"X-Validation for dependent data"
I am looking for a way to validate a model (classification) for which input consists of partially dependent examples. I read a couple of research papers that suggest using a h-block / hv-block cross validation as a more robust method to validate a model in such a scenario. Although I believe I generally understand those concepts, I am pretty much clueless when it comes to implementing them in Rapidminer.
To give a bit more color around my scenario, I am attaching a short csv file with made up data. I basically have a number of identical machines, each of them running independently from each other. All machines have the same attributes and the examples consist of those attribute values taken at different points in time during a production run (those time points are usually different for each machine, with irregular intervals). The label indicates, whether a machine needs maintenance during the current production run.

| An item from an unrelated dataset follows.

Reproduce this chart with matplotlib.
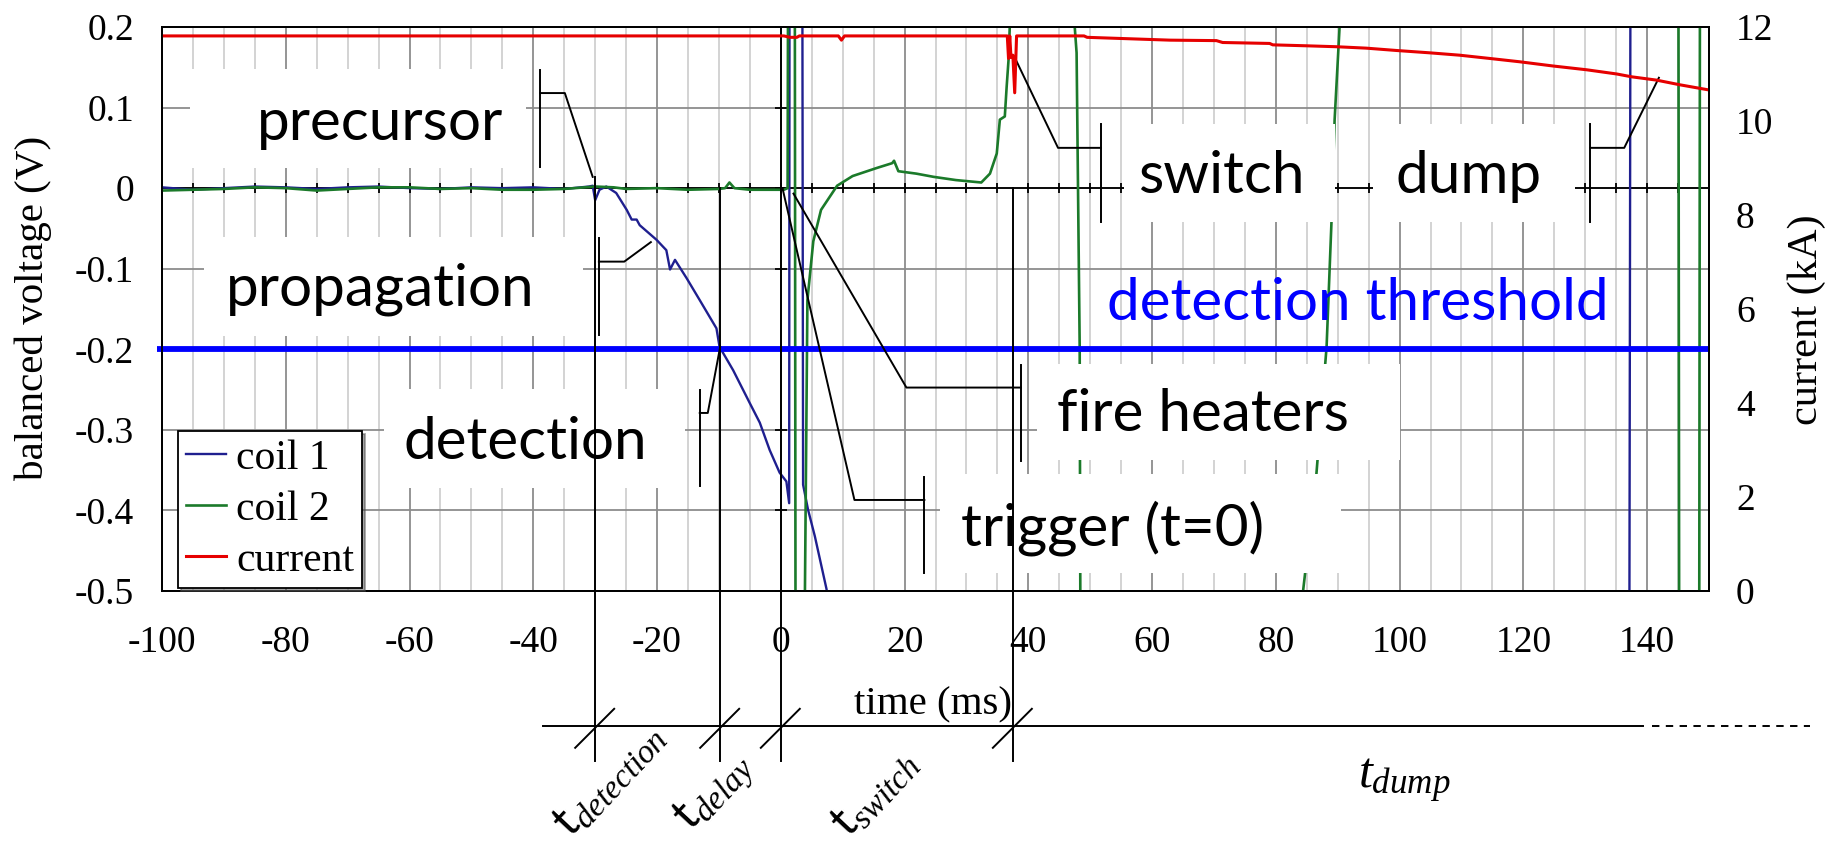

Ignoring the dependence of examples that belong to one unique machine and just running a regular cross validation across all data points leads to beautifully accurate models. However, applying those models to fresh and unseen data results in quite bad predictions (independent of the chosen model type).
I would like to know how others are dealing with such datasets. I also considered transforming the data so that the examples are transformed to attributes (at time x), leaving only one example per machine, but this would lead to a very wide and not necessarily useful dataset.
Also, and somehow related: My dataset is unbalanced with a ratio of about 0.65/0.35 for the two classes. How do I make sure that "useful" examples are chosen when I want to sample it down to a balanced dataset?
Thank you very much!